start

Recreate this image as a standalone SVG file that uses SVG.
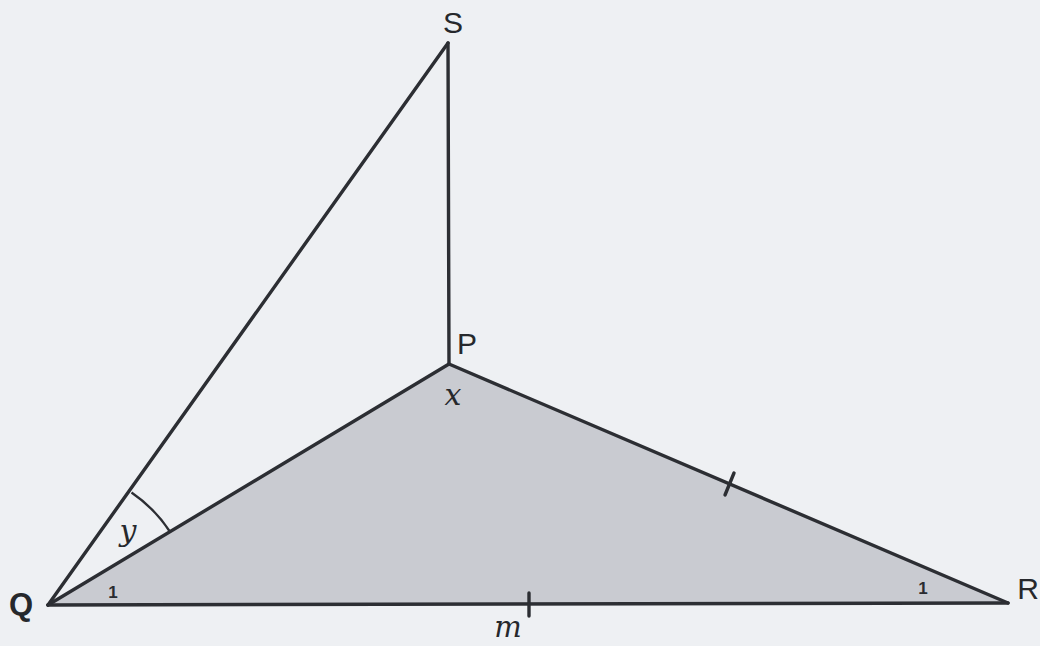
<svg xmlns="http://www.w3.org/2000/svg" width="1040" height="646" viewBox="0 0 1040 646">
<style>
.ln{stroke:#2c2e33;stroke-width:3.4;fill:none;stroke-linecap:round;stroke-linejoin:round}
.thin{stroke:#2c2e33;stroke-width:2.4;fill:none}
.lbl{font-family:"Liberation Sans",Arial,sans-serif;font-size:30px;fill:#26282c}
.it{font-family:"DejaVu Serif","Liberation Serif",serif;font-style:italic;font-size:30px;fill:#26282c}
.one{font-family:"Liberation Sans",Arial,sans-serif;font-size:17px;font-weight:bold;fill:#2a2c30}
</style>
<rect width="1040" height="646" fill="#eef0f3"/>
<g id="triangle-PQR">
<polygon points="48,605 449,364 1008,603" fill="#c9cbd1"/>
</g>
<g id="connectors">
<line class="ln" x1="48" y1="605" x2="448" y2="43"/>
<line class="ln" x1="448" y1="43" x2="449" y2="364"/>
<line class="ln" x1="48" y1="605" x2="449" y2="364"/>
<line class="ln" x1="449" y1="364" x2="1008" y2="603"/>
<line class="ln" x1="48" y1="605" x2="1008" y2="603"/>
<line class="ln" x1="529" y1="593" x2="529" y2="616"/>
<line class="ln" x1="734" y1="473" x2="725" y2="495"/>
<path class="thin" d="M 131.5 492.5 A 141 141 0 0 1 170.5 532.5"/>
</g>
<g id="node-S"><text class="lbl" x="453" y="33" text-anchor="middle">S</text></g>
<g id="node-P"><text class="lbl" x="467" y="354" text-anchor="middle">P</text></g>
<g id="node-Q"><text class="lbl" x="21" y="615" text-anchor="middle" style="font-weight:bold;font-size:31px">Q</text></g>
<g id="node-R"><text class="lbl" x="1028" y="599" text-anchor="middle">R</text></g>
<g id="labels">
<text class="it" x="453" y="405" text-anchor="middle">x</text>
<text class="it" x="128" y="541" text-anchor="middle">y</text>
<text class="it" x="508" y="637" text-anchor="middle" style="font-size:29px">m</text>
<text class="one" x="113" y="598" text-anchor="middle">1</text>
<text class="one" x="923" y="594" text-anchor="middle">1</text>
</g>
</svg>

end

Request: Repeat the data exactly in full, omitting its pictures.

Solution:
Recreate this image as a standalone SVG file that uses SVG.
<svg xmlns="http://www.w3.org/2000/svg" width="1040" height="646" viewBox="0 0 1040 646">
<style>
.ln{stroke:#2c2e33;stroke-width:3.4;fill:none;stroke-linecap:round;stroke-linejoin:round}
.thin{stroke:#2c2e33;stroke-width:2.4;fill:none}
.lbl{font-family:"Liberation Sans",Arial,sans-serif;font-size:30px;fill:#26282c}
.it{font-family:"DejaVu Serif","Liberation Serif",serif;font-style:italic;font-size:30px;fill:#26282c}
.one{font-family:"Liberation Sans",Arial,sans-serif;font-size:17px;font-weight:bold;fill:#2a2c30}
</style>
<rect width="1040" height="646" fill="#eef0f3"/>
<g id="triangle-PQR">
<polygon points="48,605 449,364 1008,603" fill="#c9cbd1"/>
</g>
<g id="connectors">
<line class="ln" x1="48" y1="605" x2="448" y2="43"/>
<line class="ln" x1="448" y1="43" x2="449" y2="364"/>
<line class="ln" x1="48" y1="605" x2="449" y2="364"/>
<line class="ln" x1="449" y1="364" x2="1008" y2="603"/>
<line class="ln" x1="48" y1="605" x2="1008" y2="603"/>
<line class="ln" x1="529" y1="593" x2="529" y2="616"/>
<line class="ln" x1="734" y1="473" x2="725" y2="495"/>
<path class="thin" d="M 131.5 492.5 A 141 141 0 0 1 170.5 532.5"/>
</g>
<g id="node-S"><text class="lbl" x="453" y="33" text-anchor="middle">S</text></g>
<g id="node-P"><text class="lbl" x="467" y="354" text-anchor="middle">P</text></g>
<g id="node-Q"><text class="lbl" x="21" y="615" text-anchor="middle" style="font-weight:bold;font-size:31px">Q</text></g>
<g id="node-R"><text class="lbl" x="1028" y="599" text-anchor="middle">R</text></g>
<g id="labels">
<text class="it" x="453" y="405" text-anchor="middle">x</text>
<text class="it" x="128" y="541" text-anchor="middle">y</text>
<text class="it" x="508" y="637" text-anchor="middle" style="font-size:29px">m</text>
<text class="one" x="113" y="598" text-anchor="middle">1</text>
<text class="one" x="923" y="594" text-anchor="middle">1</text>
</g>
</svg>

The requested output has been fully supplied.